Go through the records and show each line where the word "matplotlib" occurs.

Data provided:

################

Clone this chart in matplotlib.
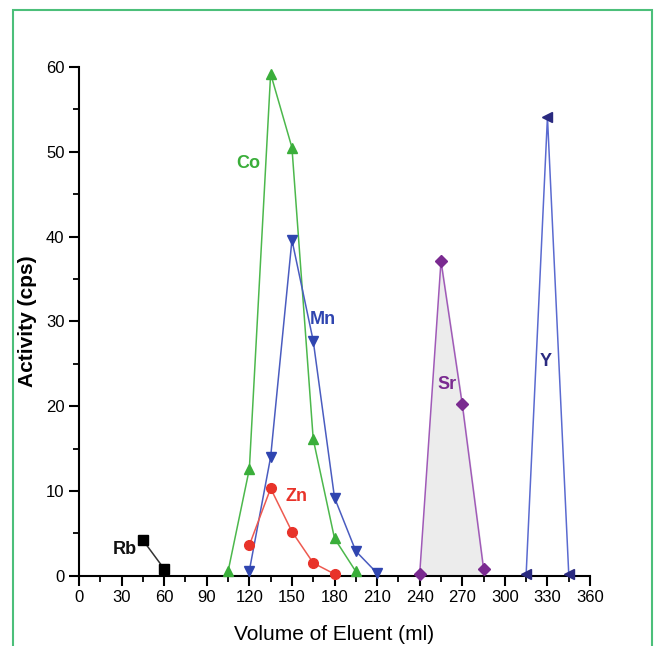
import matplotlib.pyplot as plt
from matplotlib.patches import Rectangle
from matplotlib.ticker import MultipleLocator

plt.rcParams["font.family"] = ["Liberation Sans", "DejaVu Sans"]

rb_x = [45, 60]
rb_y = [4.2, 0.8]
co_x = [105, 120, 135, 150, 165, 180, 195]
co_y = [0.5, 12.6, 59.2, 50.5, 16.1, 4.4, 0.5]
mn_x = [120, 135, 150, 165, 180, 195, 210]
mn_y = [0.6, 14.0, 39.6, 27.7, 9.2, 2.9, 0.3]
zn_x = [120, 135, 150, 165, 180]
zn_y = [3.6, 10.3, 5.2, 1.5, 0.2]
sr_x = [240, 255, 270, 285]
sr_y = [0.2, 37.1, 20.2, 0.8]
y_x = [315, 330, 345]
y_y = [0.2, 54.1, 0.2]

fig = plt.figure(figsize=(6.54, 6.46), dpi=100)
ax = fig.add_axes([0.1208, 0.1088, 0.7814, 0.7875])

ax.fill_between(sr_x, sr_y, color="#ececec", zorder=1)
kw = dict(lw=1.1, ms=7, clip_on=False, zorder=3)
ax.plot(rb_x, rb_y, color="#333333", marker="s", mfc="black", mec="black", **kw)
ax.plot(co_x, co_y, color="#4cb84c", marker="^", mfc="#3aae3a", mec="#3aae3a", **kw)
ax.plot(mn_x, mn_y, color="#4a5cc0", marker="v", mfc="#2f45b0", mec="#2f45b0", **kw)
ax.plot(zn_x, zn_y, color="#ee5a50", marker="o", mfc="#e8332a", mec="#e8332a", **kw)
ax.plot(sr_x, sr_y, color="#a05ab8", marker="D", ms=6, mfc="#7a2a90", mec="#7a2a90",
        lw=1.1, clip_on=False, zorder=3)
ax.plot(y_x, y_y, color="#5a6ad0", marker="<", mfc="#2a2a80", mec="#2a2a80", **kw)

# element labels next to each peak
lab = dict(fontsize=13, fontweight="bold", ha="center", va="center")
ax.text(32, 3.1, "Rb", color="#111111", **lab)
ax.text(119, 48.6, "Co", color="#3aae3a", **lab)
ax.text(172, 30.2, "Mn", color="#2f45b0", **lab)
ax.text(153, 9.4, "Zn", color="#e8332a", **lab)
ax.text(259, 22.5, "Sr", color="#7a2a90", **lab)
ax.text(329, 25.3, "Y", color="#2a2a80", **lab)

ax.set_xlim(0, 360)
ax.set_ylim(0, 60)
ax.xaxis.set_major_locator(MultipleLocator(30))
ax.xaxis.set_minor_locator(MultipleLocator(15))
ax.yaxis.set_major_locator(MultipleLocator(10))
ax.yaxis.set_minor_locator(MultipleLocator(5))
for s in ["top", "right"]:
    ax.spines[s].set_visible(False)
for s in ["left", "bottom"]:
    ax.spines[s].set_linewidth(1.5)
ax.tick_params(which="major", length=7, width=1.5, labelsize=12, direction="out")
ax.tick_params(which="minor", length=4, width=1.3, direction="out")
ax.set_xlabel("Volume of Eluent (ml)", fontsize=15, labelpad=14)
ax.set_ylabel("Activity (cps)", fontsize=15, fontweight="bold", labelpad=6)

fig.patches.append(Rectangle((13 / 654, -0.1), 639 / 654, 1.1 - 10 / 646,
                             transform=fig.transFigure, fill=False,
                             ec="#4cbf7a", lw=1.5))

fig.savefig("out.png", dpi=100)
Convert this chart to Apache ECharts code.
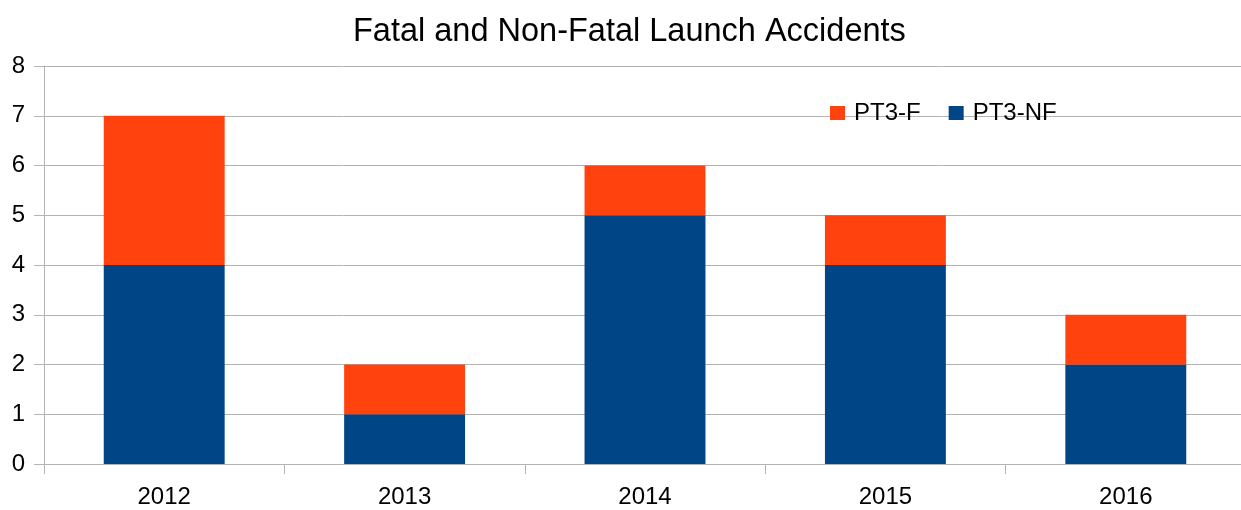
<!DOCTYPE html>
<html>
<head>
<meta charset="utf-8">
<script src="https://cdn.jsdelivr.net/npm/echarts@6/dist/echarts.min.js"></script>
<style>
  html, body { margin: 0; padding: 0; background: #fff; }
  #main { width: 1241px; height: 510px; }
</style>
</head>
<body>
<div id="main"></div>
<script>
var years = ['2012', '2013', '2014', '2015', '2016'];
var nonFatal = [4, 1, 5, 4, 2];
var fatal = [3, 1, 1, 1, 1];
var yTicks = [0, 8, 1];

var chart = echarts.init(document.getElementById('main'));
var font = '"Liberation Sans", Arial, sans-serif';

chart.setOption({
    animation: false,
    textStyle: { fontFamily: font },
    title: {
        text: 'Fatal and Non-Fatal Launch Accidents',
        left: 348,
        top: 11,
        textStyle: { fontFamily: font, fontSize: 32.5, fontWeight: 'normal', color: '#000' }
    },
    legend: {
        data: ['PT3-F', 'PT3-NF'],
        left: 825,
        top: 96,
        itemWidth: 15,
        itemHeight: 14,
        itemGap: 28,
        icon: 'rect',
        textStyle: { fontFamily: font, fontSize: 24, color: '#000', padding: [0, 0, 0, 4] }
    },
    grid: { left: 44, width: 1202, top: 66, bottom: 46, outerBoundsMode: 'none' },
    xAxis: {
        type: 'category',
        data: years,
        axisLine: { lineStyle: { color: '#b3b3b3' } },
        axisTick: { show: true, length: 10, lineStyle: { color: '#b3b3b3' } },
        axisLabel: { fontSize: 24, color: '#000', margin: 21 }
    },
    yAxis: {
        type: 'value',
        min: yTicks[0],
        max: yTicks[1],
        interval: yTicks[2],
        axisLine: { show: true, lineStyle: { color: '#b3b3b3' } },
        axisTick: { show: true, length: 10, lineStyle: { color: '#b3b3b3' } },
        splitLine: { lineStyle: { color: '#b3b3b3' } },
        axisLabel: { fontSize: 24, color: '#000', margin: 19 }
    },
    series: [
        {
            name: 'PT3-NF',
            type: 'bar',
            stack: 'total',
            data: nonFatal,
            barWidth: '50.3%',
            itemStyle: { color: '#004586' }
        },
        {
            name: 'PT3-F',
            type: 'bar',
            stack: 'total',
            data: fatal,
            itemStyle: { color: '#ff420e' }
        }
    ]
});
</script>
</body>
</html>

################

Written answer:
Clone this chart in matplotlib.
import matplotlib.pyplot as plt
from matplotlib.patches import Rectangle
from matplotlib.ticker import MultipleLocator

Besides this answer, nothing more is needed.